The Congress is a ramshackle and presumably it cannot rise Phoenix-like, at least not in the immediate future. The 15-year Congress rule under Sheela Dixit has created enough anti-incumbency for the party. The national mood for the Congress is also not encouraging. Sheela Dixit ruled Delhi more like a bureaucrat and less like politician, which led to the sorry state-of-affairs. The Congress is yet to invent a new chief ministerial face to carry on the mantle or whatever remains of it. The rise of AAP has robbed the Congress off its traditional working class vote. Sikhs deserted the party in the wake of the 1984 anti-Sikh riots. Traditional ally in the former Andhra Pradesh citadel, MIM, fresh from its recent success in Maharashtra, is spreading its wings up north by going on its own in Delhi much to the consternation of Congress.
The AAP phenomenon left no middle class vote with Congress which it could garner during the heyday of Sheela Dixit. More tragically, sections of middle-class who are disgruntled with Kejriwal have moved towards BJP, which gets credence by the verdict in the Lok Sabha elections.
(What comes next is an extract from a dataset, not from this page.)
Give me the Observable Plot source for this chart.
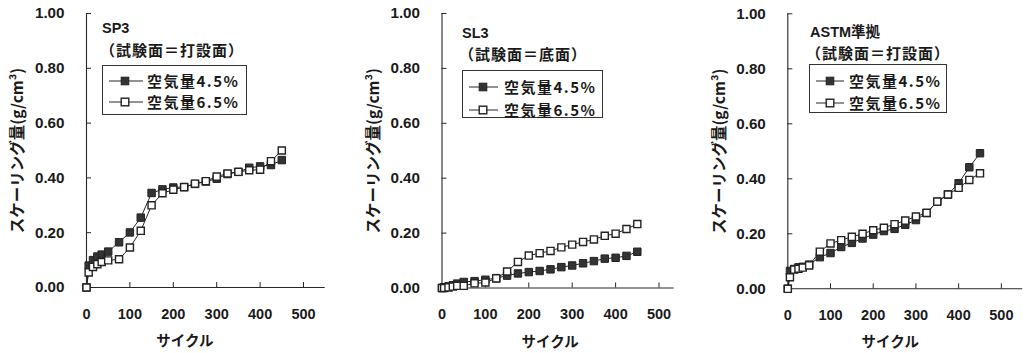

Meanwhile, the BJP is yet to finalise its poll strategy. First, it has to finalise its chief ministerial choice. To begin with it zeroed in on Kiran Bedi, the former colleague of Arvind Kejriwal in the anti-Corruption crusade. But, the party seems to have changed its mind. Many names are doing the rounds. They include Union Minister Harsh Vardhan, who was the choice earlier also. Amit Shah is reportedly thinking of fielding Smriti Irani, who has challenged Rahul Gandhi in the recent polls. The party is also reportedly considering Meenakshi Lekhi , the outspoken Parliamentarian . She was not inducted into the Union Cabinet perhaps to give her a chance in Delhi. Names like that of Satish Upadhyay is also under consideration.
The party is yet to finalise the strategy which would decide the chief ministerial choice too. The BJP’s principal rival would anyhow be Aravind Kejriwal. Thus, the strategy adopted in Maharashtra and Haryana cannot work here. There cannot be slogans like Congress Mukth Bharat and dynasty politics.
The BJP has to find a new idiom for political campaign. Deriding Kejriwal’s style of politics may not suffice. The next few days will give clarity on the emerging big picture.